Immersion Time	PC Surface	PDMS Surface
2 min	221	98
4 min	83	81
6 min	108	23
8 min	151	21
10 min	89	9

shows that the number of the nano-structures at the PDMS surface are much less than the crystallized PC surface. This demonstrates that majority of nanosize fibrils were not copied on PDMS surface. Hence, the PDMS surface is smoother than the crystallized PC surface in nano scale. The lack of hierarchical structure in the PDMS surface explains the similar contact angle measures with the PC surface, even though there is a large difference in the surface energy of both samples (The energy of PDMS and PC are $19.8$ mN/m, $34.2$ mN/m, respectively [33]).

As explained in the previous section, we next bin the features in each persistence diagram to examine the repetitive structures on the surface morphology. For the 50 $\mathsf{\mu }$m × 50 $\mathsf{\mu }$m AFM images, we focus on the micro-structures rather than nanoscale and sub-nanoscale features. We choose the bin size as 0.5 $\mathsf{\mu }$m × 0.5 $\mathsf{\mu }$m (see Figure 7). We construct the feature vectors for each image by considering the values of the bins that are not located in the first two rows. Hence, the feature vectors consist of microlevel structures. These vectors can then be utilized in traditional machine learning algorithms. As a matter of purpose, we implemented principal component analysis (PCA).

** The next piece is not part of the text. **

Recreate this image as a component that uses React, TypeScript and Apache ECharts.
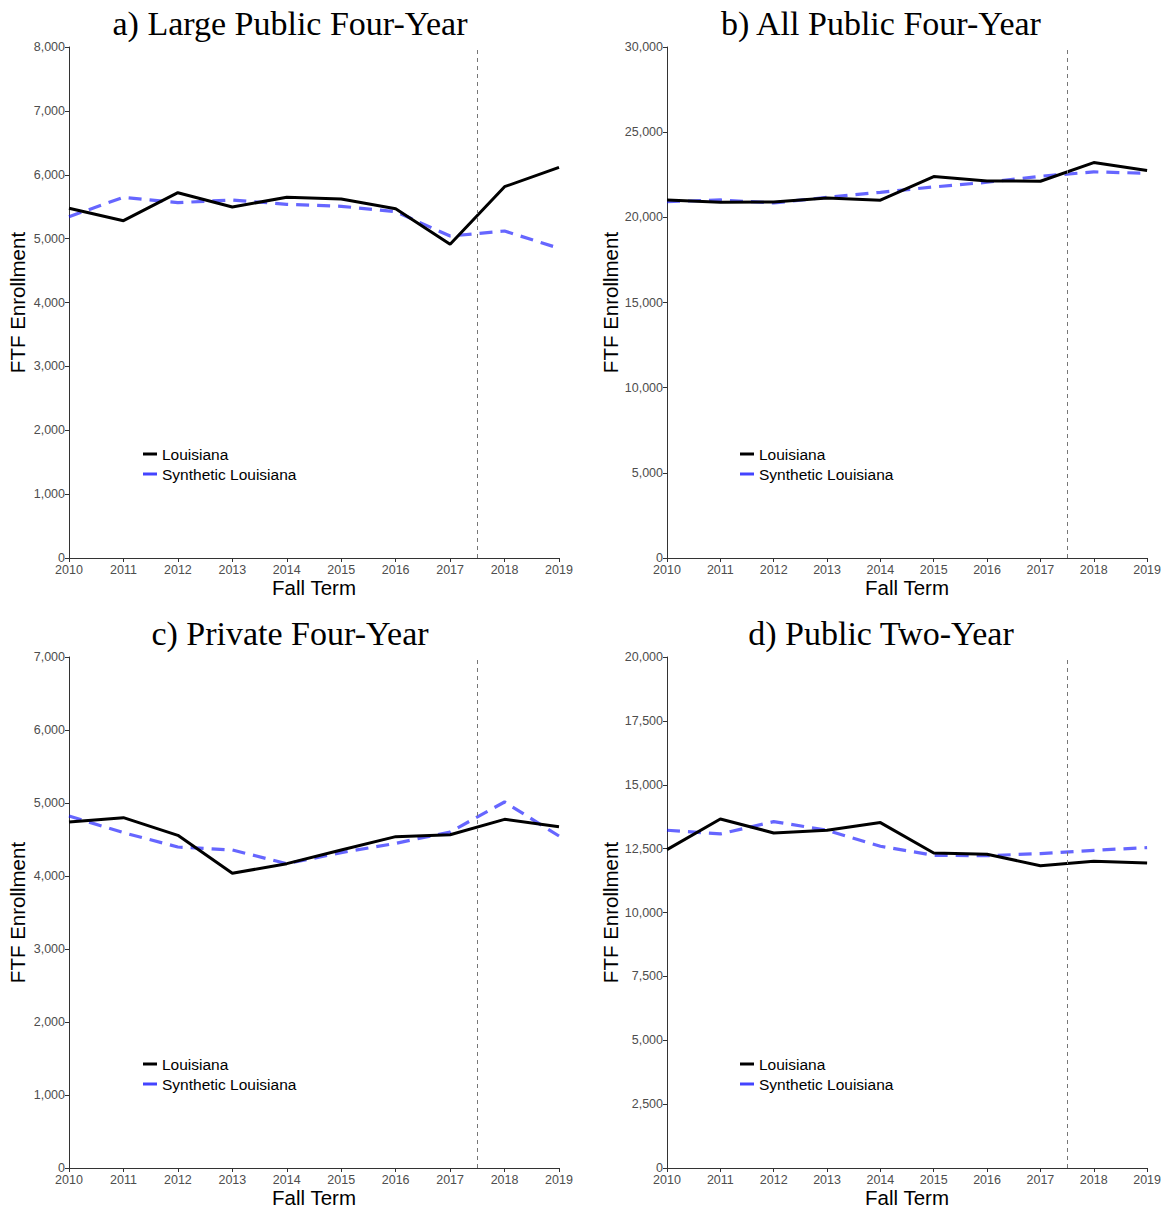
import React, { useEffect, useRef } from "react";
import * as echarts from "echarts";

const years = [2010, 2011, 2012, 2013, 2014, 2015, 2016, 2017, 2018, 2019];

const panelTitles = [
  "a) Large Public Four-Year",
  "b) All Public Four-Year",
  "c) Private Four-Year",
  "d) Public Two-Year",
];

const louisianaA = [5475, 5281, 5719, 5495, 5647, 5620, 5469, 4911, 5813, 6116];
const syntheticA = [5343, 5647, 5563, 5605, 5537, 5506, 5422, 5041, 5119, 4849];

const louisianaB = [21020, 20890, 20900, 21137, 21010, 22392, 22137, 22118, 23216, 22745];
const syntheticB = [20921, 21020, 20843, 21176, 21470, 21784, 22059, 22412, 22667, 22588];

const louisianaC = [4740, 4799, 4557, 4037, 4169, 4356, 4539, 4566, 4776, 4676];
const syntheticC = [4822, 4594, 4397, 4356, 4169, 4320, 4447, 4603, 5014, 4548];

const louisianaD = [12461, 13660, 13114, 13218, 13519, 12330, 12278, 11833, 12003, 11938];
const syntheticD = [13219, 13075, 13558, 13218, 12592, 12239, 12225, 12304, 12435, 12539];

const yMax = [8000, 30000, 7000, 20000];
const yInterval = [1000, 5000, 1000, 2500];

const treatmentYear = 2017.5;

const seriesNames = ["Louisiana", "Synthetic Louisiana"];

export default function App() {
  const ref = useRef<HTMLDivElement>(null);

  useEffect(() => {
    if (!ref.current) return;
    const chart = echarts.init(ref.current, null, { renderer: "svg" });

    const louisiana = [louisianaA, louisianaB, louisianaC, louisianaD];
    const synthetic = [syntheticA, syntheticB, syntheticC, syntheticD];

    const grids = [
      { left: 69, top: 47, width: 490, height: 511 },
      { left: 667, top: 47, width: 484, height: 511 },
      { left: 69, top: 657, width: 490, height: 511 },
      { left: 667, top: 657, width: 484, height: 511 },
    ];
    const titleCenters = [285, 876, 285, 876];
    const titleTops = [1, 1, 611, 611];

    const axisColor = "#333333";
    const labelColor = "#4d4d4d";
    const sans = "Liberation Sans, Arial, sans-serif";

    const xAxes = grids.map((_, i) => ({
      type: "value",
      gridIndex: i,
      min: 2010,
      max: 2019,
      interval: 1,
      name: "Fall Term",
      nameLocation: "middle",
      nameGap: 17,
      nameTextStyle: { fontFamily: sans, fontSize: 20.5, color: "#000" },
      axisLine: { show: true, lineStyle: { color: axisColor, width: 1 } },
      axisTick: { show: true, length: 4, lineStyle: { color: axisColor } },
      axisLabel: {
        fontFamily: sans,
        fontSize: 12.5,
        color: labelColor,
        margin: 5,
        formatter: (v: number) => String(v),
      },
      splitLine: { show: false },
    }));

    const yAxes = grids.map((_, i) => ({
      type: "value",
      gridIndex: i,
      min: 0,
      max: yMax[i],
      interval: yInterval[i],
      name: "FTF Enrollment",
      nameLocation: "middle",
      nameGap: 41,
      nameTextStyle: { fontFamily: sans, fontSize: 20.5, color: "#000" },
      axisLine: { show: true, lineStyle: { color: axisColor, width: 1 } },
      axisTick: { show: true, length: 4, lineStyle: { color: axisColor } },
      axisLabel: {
        fontFamily: sans,
        fontSize: 12.5,
        color: labelColor,
        margin: 4,
        formatter: (v: number) => v.toLocaleString("en-US"),
      },
      splitLine: { show: false },
    }));

    const series: any[] = [];
    for (let i = 0; i < 4; i++) {
      series.push({
        type: "line",
        name: seriesNames[0],
        xAxisIndex: i,
        yAxisIndex: i,
        data: years.map((y, k) => [y, louisiana[i][k]]),
        symbol: "none",
        z: 3,
        lineStyle: { color: "#000000", width: 3 },
        itemStyle: { color: "#000000" },
        markLine: {
          silent: true,
          symbol: "none",
          label: { show: false },
          lineStyle: { color: "#777777", width: 1, type: [4, 4] },
          data: [{ xAxis: treatmentYear }],
        },
      });
      series.push({
        type: "line",
        name: seriesNames[1],
        xAxisIndex: i,
        yAxisIndex: i,
        data: years.map((y, k) => [y, synthetic[i][k]]),
        symbol: "none",
        z: 2,
        lineStyle: { color: "rgba(0,0,255,0.6)", width: 3.2, type: [13, 8] },
        itemStyle: { color: "#4444ff" },
      });
    }

    const legendPos = [
      { left: 138, top: 441 },
      { left: 735, top: 441 },
      { left: 138, top: 1051 },
      { left: 735, top: 1051 },
    ];

    const legends = legendPos.map((p) => ({
      left: p.left,
      top: p.top,
      orient: "vertical",
      itemWidth: 14,
      itemHeight: 3,
      itemGap: 4,
      selectedMode: false,
      textStyle: { fontFamily: sans, fontSize: 15.5, color: "#000", lineHeight: 15, padding: [0, 0, 0, 0] },
      data: [
        { name: seriesNames[0], icon: "rect", itemStyle: { color: "#000000" } },
        { name: seriesNames[1], icon: "rect", itemStyle: { color: "#4444ff" } },
      ],
    }));

    const titles = panelTitles.map((t, i) => ({
      text: t,
      left: titleCenters[i],
      top: titleTops[i],
      textAlign: "center",
      textStyle: {
        fontFamily: "Liberation Serif, Times New Roman, serif",
        fontSize: 34,
        fontWeight: "normal",
        color: "#000",
      },
    }));

    chart.setOption({
      animation: false,
      backgroundColor: "#ffffff",
      title: titles,
      legend: legends,
      grid: grids,
      xAxis: xAxes,
      yAxis: yAxes,
      series,
    });

    return () => chart.dispose();
  }, []);

  return (
    <div
      ref={ref}
      style={{ position: "fixed", left: 0, top: 0, width: 1164, height: 1209, background: "#fff" }}
    />
  );
}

Figure 8 shows the output of PCA. The left part of the figure indicates that the first two principal components among five components pose the most variability in the data (the features matrix). The biplots on the right part of the figure illustrate which experiments are affected by similar directions of variances by principle components. Experiments 3, 4, 5 lie close to each other forming a cluster, while Experiments 1 and 2 fall apart from each other and the cluster. The result is in correlation with the contact angles of surfaces. The surfaces of 6, 8, 10 min of immersion of PC with high contact angles appear close (experiments 3, 4, 5), while relatively low contact angles appear far from each other (experiments 1, 2). The same result is also observed with PDMS surfaces. The K-means algorithm implemented on the feature vectors of the bin matrices obtain the same clusters (Experiment 1, Experiment 2, other experiments).

4. Conclusions

Texture characteristics of polycarbonate surface after solvent induced crystallization are examined. The resulting texture topology is analyzed using atomic force microscope. Topological characteristics of surface texture are identified incorporating the persistence diagrams to assess surface hydrophobicity. Consequently, a robust and quantitative method based on topological data analysis is proposed to investigate the morphology of AFM images of crystallized PC surfaces and their PDMS copies. The morphological characteristics of the same samples noticed in [6] are robustly confirmed by using persistent homology and its visualization persistence diagrams. Persistence diagrams witness the following:

• Existence of microsize/nanosize spherulites, voids, and fibrils;
• Enhancement of texture height and fibrils with the increase in immersion time;
• Aggregation of spherulites with the increase immersion time;
• Nonhierarchical distribution of spherulites;
• The microsize structures of PC surface were copied by PDMS, while 80-90 percent of nanofibrils were not captured.

The maximum heights of the macro-level hills at the surfaces with higher contact angles are evenly distributed in contrast to the surfaces with smaller contact angles. Persistence diagrams indicate that there is no well-defined hierarchical structure at the surfaces. In particular, the existence of pores and cavities that cause micro- and nano-level waviness on the surface are deduced from the diagram. A significant decrease in the number of hills and valleys on the surface with the increase of immersion time is numerically proven. This agrees with the fact that the spherulites corresponding to hills in the AFM image are clustered and/or closely spaced with the increase of immersion time. The zero-dimensional pairs in the persistence diagram witnesses the presence of small-size cavities and pores that result in micro-level waviness at the surface. The decrease in the number hills extracted from PD’s reveals the increase in the roughness as a result of the relation given in [26]. The enhancement of texture height implies the crystallization occurred in the surface region. The short-life pairs all over the diagonal indicate that the nano fibrils cover almost the entire crystallized PC surface. The similar location of the highly persistent zero and one dimensional pairs is a quantitative evidence that the PDMS surface has almost the same texture of the copied PC surface. The persistence diagrams of PDMS also indicate that the height and the coverage area of the hills (i.e., spherulite structures) increased with increasing immersion time. There is no standard pattern observed in the diagram of the PDMS surface as well, which is the result of the multidimensional features of crystal growth of the copied PC surface. Persistence diagrams enable us to count the number of fibrils whose height is between 1 and 0.1 $\mathsf{\mu }$m. The less number of the nano-structures at the PDMS surface demonstrates that majority of nano-size fibrils were not copied on the PDMS surface.

We have applied principle component analysis (PCA) and K-means clustering methods on persistence diagrams. PCA and K-means clustering revealed that the surfaces with high contact angle lie in the same cluster. We thus claim that the determining feature for a high contact angle might be the topological structures whose heights are within a specified interval.

Acquisition of big collection of results obtained from analytical surface analysis methods makes finding new approaches to determining the characteristics of surface morphology a crucial task. Emerging methods from data mining can be useful to extract meaningful information from experimental samples. The current study is the first application of a topological data analysis technique applied to the analysis of hydrophobic surfaces. Our result shows that the newly developing computational topology methods are promising to find morphological characteristics of hydrophobic surfaces where morphology is crucial besides the surface energy.